**DATA EXTRACT**
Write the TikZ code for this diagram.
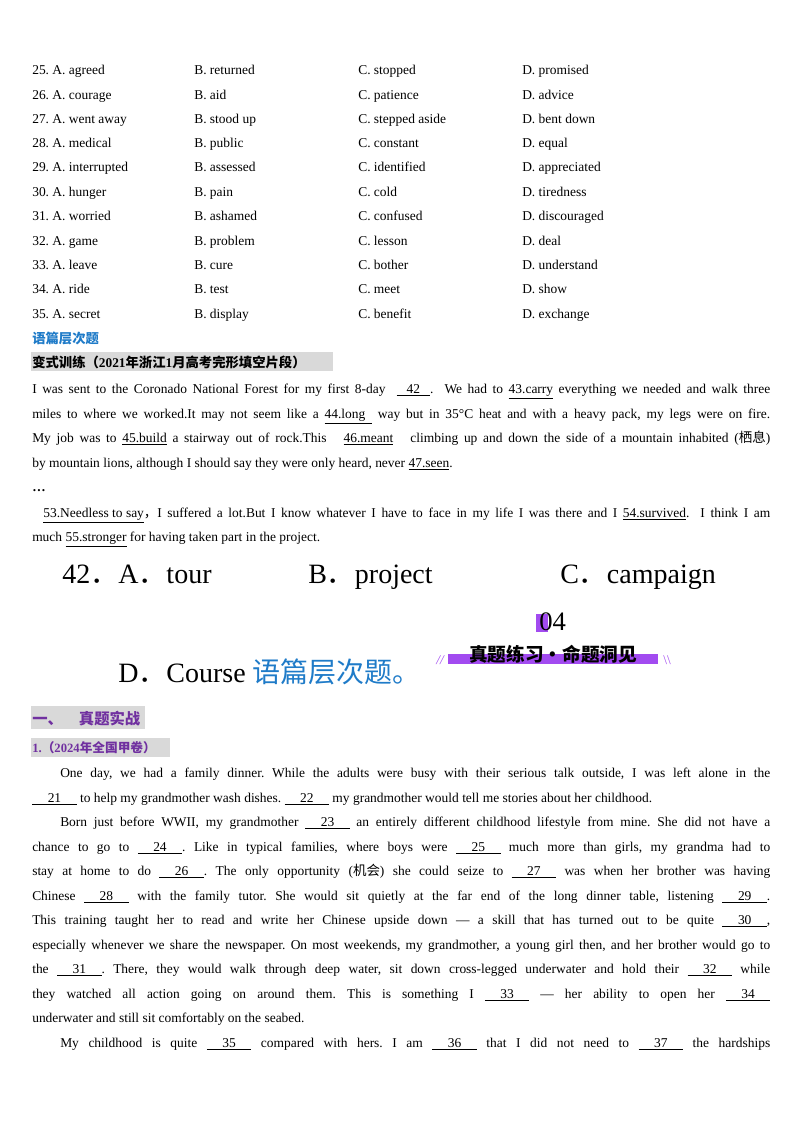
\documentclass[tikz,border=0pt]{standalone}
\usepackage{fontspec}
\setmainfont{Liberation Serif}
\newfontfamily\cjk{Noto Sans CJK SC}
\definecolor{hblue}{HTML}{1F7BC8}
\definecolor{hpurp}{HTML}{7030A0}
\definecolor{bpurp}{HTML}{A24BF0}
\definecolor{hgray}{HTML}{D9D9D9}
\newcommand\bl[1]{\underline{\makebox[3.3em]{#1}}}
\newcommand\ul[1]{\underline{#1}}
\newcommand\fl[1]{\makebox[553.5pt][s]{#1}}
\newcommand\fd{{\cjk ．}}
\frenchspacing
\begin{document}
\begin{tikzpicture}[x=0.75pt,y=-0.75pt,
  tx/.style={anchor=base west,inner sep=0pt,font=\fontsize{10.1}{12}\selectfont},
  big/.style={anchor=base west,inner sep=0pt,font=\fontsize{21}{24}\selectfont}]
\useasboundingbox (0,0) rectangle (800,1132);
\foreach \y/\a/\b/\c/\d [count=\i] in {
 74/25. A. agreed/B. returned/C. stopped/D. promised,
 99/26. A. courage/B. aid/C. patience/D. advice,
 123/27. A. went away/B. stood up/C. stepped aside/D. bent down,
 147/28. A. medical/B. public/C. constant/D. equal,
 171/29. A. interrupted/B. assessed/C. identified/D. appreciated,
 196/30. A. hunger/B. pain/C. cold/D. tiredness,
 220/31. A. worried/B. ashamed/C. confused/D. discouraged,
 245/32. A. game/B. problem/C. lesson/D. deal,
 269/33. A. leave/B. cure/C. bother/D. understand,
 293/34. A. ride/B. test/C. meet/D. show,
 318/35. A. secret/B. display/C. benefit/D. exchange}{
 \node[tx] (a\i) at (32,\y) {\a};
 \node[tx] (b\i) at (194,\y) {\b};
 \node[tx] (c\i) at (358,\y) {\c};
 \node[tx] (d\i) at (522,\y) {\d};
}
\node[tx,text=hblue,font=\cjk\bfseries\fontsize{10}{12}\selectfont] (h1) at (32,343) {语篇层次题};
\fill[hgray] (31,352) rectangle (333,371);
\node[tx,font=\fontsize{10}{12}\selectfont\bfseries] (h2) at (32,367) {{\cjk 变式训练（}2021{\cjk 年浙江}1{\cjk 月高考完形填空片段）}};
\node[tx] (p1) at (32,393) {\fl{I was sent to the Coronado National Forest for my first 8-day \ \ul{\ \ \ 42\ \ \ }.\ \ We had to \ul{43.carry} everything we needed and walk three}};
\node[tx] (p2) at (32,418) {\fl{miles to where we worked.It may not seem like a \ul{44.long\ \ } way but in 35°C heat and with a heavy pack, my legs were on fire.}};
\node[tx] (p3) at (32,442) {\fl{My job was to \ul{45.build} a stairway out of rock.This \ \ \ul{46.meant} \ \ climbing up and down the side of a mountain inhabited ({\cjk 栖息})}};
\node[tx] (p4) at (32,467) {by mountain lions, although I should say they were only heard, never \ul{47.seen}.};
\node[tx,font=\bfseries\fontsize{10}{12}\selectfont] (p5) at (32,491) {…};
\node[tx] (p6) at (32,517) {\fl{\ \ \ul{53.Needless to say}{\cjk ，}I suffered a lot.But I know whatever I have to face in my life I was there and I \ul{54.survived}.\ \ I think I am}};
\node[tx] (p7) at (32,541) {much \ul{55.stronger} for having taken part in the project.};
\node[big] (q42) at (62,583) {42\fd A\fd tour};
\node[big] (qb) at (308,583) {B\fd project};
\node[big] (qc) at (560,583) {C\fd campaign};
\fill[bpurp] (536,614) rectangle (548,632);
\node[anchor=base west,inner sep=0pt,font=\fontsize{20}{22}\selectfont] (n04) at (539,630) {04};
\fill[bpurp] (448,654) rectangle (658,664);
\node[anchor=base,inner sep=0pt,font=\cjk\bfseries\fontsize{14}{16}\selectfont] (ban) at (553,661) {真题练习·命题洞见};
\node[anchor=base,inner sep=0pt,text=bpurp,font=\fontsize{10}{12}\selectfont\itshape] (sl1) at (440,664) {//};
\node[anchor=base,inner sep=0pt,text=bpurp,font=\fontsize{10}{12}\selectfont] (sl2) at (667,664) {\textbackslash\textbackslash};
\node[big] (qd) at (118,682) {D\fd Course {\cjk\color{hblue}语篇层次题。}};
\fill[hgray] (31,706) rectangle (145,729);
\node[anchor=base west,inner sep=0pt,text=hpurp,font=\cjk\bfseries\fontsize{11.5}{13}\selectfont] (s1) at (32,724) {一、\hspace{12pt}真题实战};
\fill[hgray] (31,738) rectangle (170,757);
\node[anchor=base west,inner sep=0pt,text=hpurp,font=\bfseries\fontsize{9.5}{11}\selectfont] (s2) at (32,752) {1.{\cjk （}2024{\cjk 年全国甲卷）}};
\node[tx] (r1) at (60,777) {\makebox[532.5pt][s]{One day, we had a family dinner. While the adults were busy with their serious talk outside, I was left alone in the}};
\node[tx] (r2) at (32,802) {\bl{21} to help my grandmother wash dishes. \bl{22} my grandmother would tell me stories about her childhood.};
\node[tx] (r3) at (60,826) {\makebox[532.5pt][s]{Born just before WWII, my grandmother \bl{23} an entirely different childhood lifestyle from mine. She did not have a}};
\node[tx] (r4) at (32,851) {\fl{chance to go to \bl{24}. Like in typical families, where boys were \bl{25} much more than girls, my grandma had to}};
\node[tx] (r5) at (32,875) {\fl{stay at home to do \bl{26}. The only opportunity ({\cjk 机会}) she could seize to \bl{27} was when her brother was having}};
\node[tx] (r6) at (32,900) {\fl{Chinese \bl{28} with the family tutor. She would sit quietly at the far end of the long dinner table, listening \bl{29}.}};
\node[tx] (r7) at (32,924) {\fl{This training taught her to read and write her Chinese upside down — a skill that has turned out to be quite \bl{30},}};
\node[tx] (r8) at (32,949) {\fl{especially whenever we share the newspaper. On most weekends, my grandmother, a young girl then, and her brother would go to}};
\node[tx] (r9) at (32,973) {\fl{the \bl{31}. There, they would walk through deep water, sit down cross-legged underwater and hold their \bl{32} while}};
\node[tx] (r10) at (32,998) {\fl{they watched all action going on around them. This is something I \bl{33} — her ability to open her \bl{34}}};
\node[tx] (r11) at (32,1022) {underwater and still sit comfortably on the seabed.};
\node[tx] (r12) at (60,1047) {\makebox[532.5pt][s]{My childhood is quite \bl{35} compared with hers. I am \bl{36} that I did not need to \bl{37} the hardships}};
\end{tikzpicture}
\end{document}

**THE PROBLEM**
Transcribe the material as is, with images omitted.

**FULL SOLUTION**
Write the TikZ code for this diagram.
\documentclass[tikz,border=0pt]{standalone}
\usepackage{fontspec}
\setmainfont{Liberation Serif}
\newfontfamily\cjk{Noto Sans CJK SC}
\definecolor{hblue}{HTML}{1F7BC8}
\definecolor{hpurp}{HTML}{7030A0}
\definecolor{bpurp}{HTML}{A24BF0}
\definecolor{hgray}{HTML}{D9D9D9}
\newcommand\bl[1]{\underline{\makebox[3.3em]{#1}}}
\newcommand\ul[1]{\underline{#1}}
\newcommand\fl[1]{\makebox[553.5pt][s]{#1}}
\newcommand\fd{{\cjk ．}}
\frenchspacing
\begin{document}
\begin{tikzpicture}[x=0.75pt,y=-0.75pt,
  tx/.style={anchor=base west,inner sep=0pt,font=\fontsize{10.1}{12}\selectfont},
  big/.style={anchor=base west,inner sep=0pt,font=\fontsize{21}{24}\selectfont}]
\useasboundingbox (0,0) rectangle (800,1132);
\foreach \y/\a/\b/\c/\d [count=\i] in {
 74/25. A. agreed/B. returned/C. stopped/D. promised,
 99/26. A. courage/B. aid/C. patience/D. advice,
 123/27. A. went away/B. stood up/C. stepped aside/D. bent down,
 147/28. A. medical/B. public/C. constant/D. equal,
 171/29. A. interrupted/B. assessed/C. identified/D. appreciated,
 196/30. A. hunger/B. pain/C. cold/D. tiredness,
 220/31. A. worried/B. ashamed/C. confused/D. discouraged,
 245/32. A. game/B. problem/C. lesson/D. deal,
 269/33. A. leave/B. cure/C. bother/D. understand,
 293/34. A. ride/B. test/C. meet/D. show,
 318/35. A. secret/B. display/C. benefit/D. exchange}{
 \node[tx] (a\i) at (32,\y) {\a};
 \node[tx] (b\i) at (194,\y) {\b};
 \node[tx] (c\i) at (358,\y) {\c};
 \node[tx] (d\i) at (522,\y) {\d};
}
\node[tx,text=hblue,font=\cjk\bfseries\fontsize{10}{12}\selectfont] (h1) at (32,343) {语篇层次题};
\fill[hgray] (31,352) rectangle (333,371);
\node[tx,font=\fontsize{10}{12}\selectfont\bfseries] (h2) at (32,367) {{\cjk 变式训练（}2021{\cjk 年浙江}1{\cjk 月高考完形填空片段）}};
\node[tx] (p1) at (32,393) {\fl{I was sent to the Coronado National Forest for my first 8-day \ \ul{\ \ \ 42\ \ \ }.\ \ We had to \ul{43.carry} everything we needed and walk three}};
\node[tx] (p2) at (32,418) {\fl{miles to where we worked.It may not seem like a \ul{44.long\ \ } way but in 35°C heat and with a heavy pack, my legs were on fire.}};
\node[tx] (p3) at (32,442) {\fl{My job was to \ul{45.build} a stairway out of rock.This \ \ \ul{46.meant} \ \ climbing up and down the side of a mountain inhabited ({\cjk 栖息})}};
\node[tx] (p4) at (32,467) {by mountain lions, although I should say they were only heard, never \ul{47.seen}.};
\node[tx,font=\bfseries\fontsize{10}{12}\selectfont] (p5) at (32,491) {…};
\node[tx] (p6) at (32,517) {\fl{\ \ \ul{53.Needless to say}{\cjk ，}I suffered a lot.But I know whatever I have to face in my life I was there and I \ul{54.survived}.\ \ I think I am}};
\node[tx] (p7) at (32,541) {much \ul{55.stronger} for having taken part in the project.};
\node[big] (q42) at (62,583) {42\fd A\fd tour};
\node[big] (qb) at (308,583) {B\fd project};
\node[big] (qc) at (560,583) {C\fd campaign};
\fill[bpurp] (536,614) rectangle (548,632);
\node[anchor=base west,inner sep=0pt,font=\fontsize{20}{22}\selectfont] (n04) at (539,630) {04};
\fill[bpurp] (448,654) rectangle (658,664);
\node[anchor=base,inner sep=0pt,font=\cjk\bfseries\fontsize{14}{16}\selectfont] (ban) at (553,661) {真题练习·命题洞见};
\node[anchor=base,inner sep=0pt,text=bpurp,font=\fontsize{10}{12}\selectfont\itshape] (sl1) at (440,664) {//};
\node[anchor=base,inner sep=0pt,text=bpurp,font=\fontsize{10}{12}\selectfont] (sl2) at (667,664) {\textbackslash\textbackslash};
\node[big] (qd) at (118,682) {D\fd Course {\cjk\color{hblue}语篇层次题。}};
\fill[hgray] (31,706) rectangle (145,729);
\node[anchor=base west,inner sep=0pt,text=hpurp,font=\cjk\bfseries\fontsize{11.5}{13}\selectfont] (s1) at (32,724) {一、\hspace{12pt}真题实战};
\fill[hgray] (31,738) rectangle (170,757);
\node[anchor=base west,inner sep=0pt,text=hpurp,font=\bfseries\fontsize{9.5}{11}\selectfont] (s2) at (32,752) {1.{\cjk （}2024{\cjk 年全国甲卷）}};
\node[tx] (r1) at (60,777) {\makebox[532.5pt][s]{One day, we had a family dinner. While the adults were busy with their serious talk outside, I was left alone in the}};
\node[tx] (r2) at (32,802) {\bl{21} to help my grandmother wash dishes. \bl{22} my grandmother would tell me stories about her childhood.};
\node[tx] (r3) at (60,826) {\makebox[532.5pt][s]{Born just before WWII, my grandmother \bl{23} an entirely different childhood lifestyle from mine. She did not have a}};
\node[tx] (r4) at (32,851) {\fl{chance to go to \bl{24}. Like in typical families, where boys were \bl{25} much more than girls, my grandma had to}};
\node[tx] (r5) at (32,875) {\fl{stay at home to do \bl{26}. The only opportunity ({\cjk 机会}) she could seize to \bl{27} was when her brother was having}};
\node[tx] (r6) at (32,900) {\fl{Chinese \bl{28} with the family tutor. She would sit quietly at the far end of the long dinner table, listening \bl{29}.}};
\node[tx] (r7) at (32,924) {\fl{This training taught her to read and write her Chinese upside down — a skill that has turned out to be quite \bl{30},}};
\node[tx] (r8) at (32,949) {\fl{especially whenever we share the newspaper. On most weekends, my grandmother, a young girl then, and her brother would go to}};
\node[tx] (r9) at (32,973) {\fl{the \bl{31}. There, they would walk through deep water, sit down cross-legged underwater and hold their \bl{32} while}};
\node[tx] (r10) at (32,998) {\fl{they watched all action going on around them. This is something I \bl{33} — her ability to open her \bl{34}}};
\node[tx] (r11) at (32,1022) {underwater and still sit comfortably on the seabed.};
\node[tx] (r12) at (60,1047) {\makebox[532.5pt][s]{My childhood is quite \bl{35} compared with hers. I am \bl{36} that I did not need to \bl{37} the hardships}};
\end{tikzpicture}
\end{document}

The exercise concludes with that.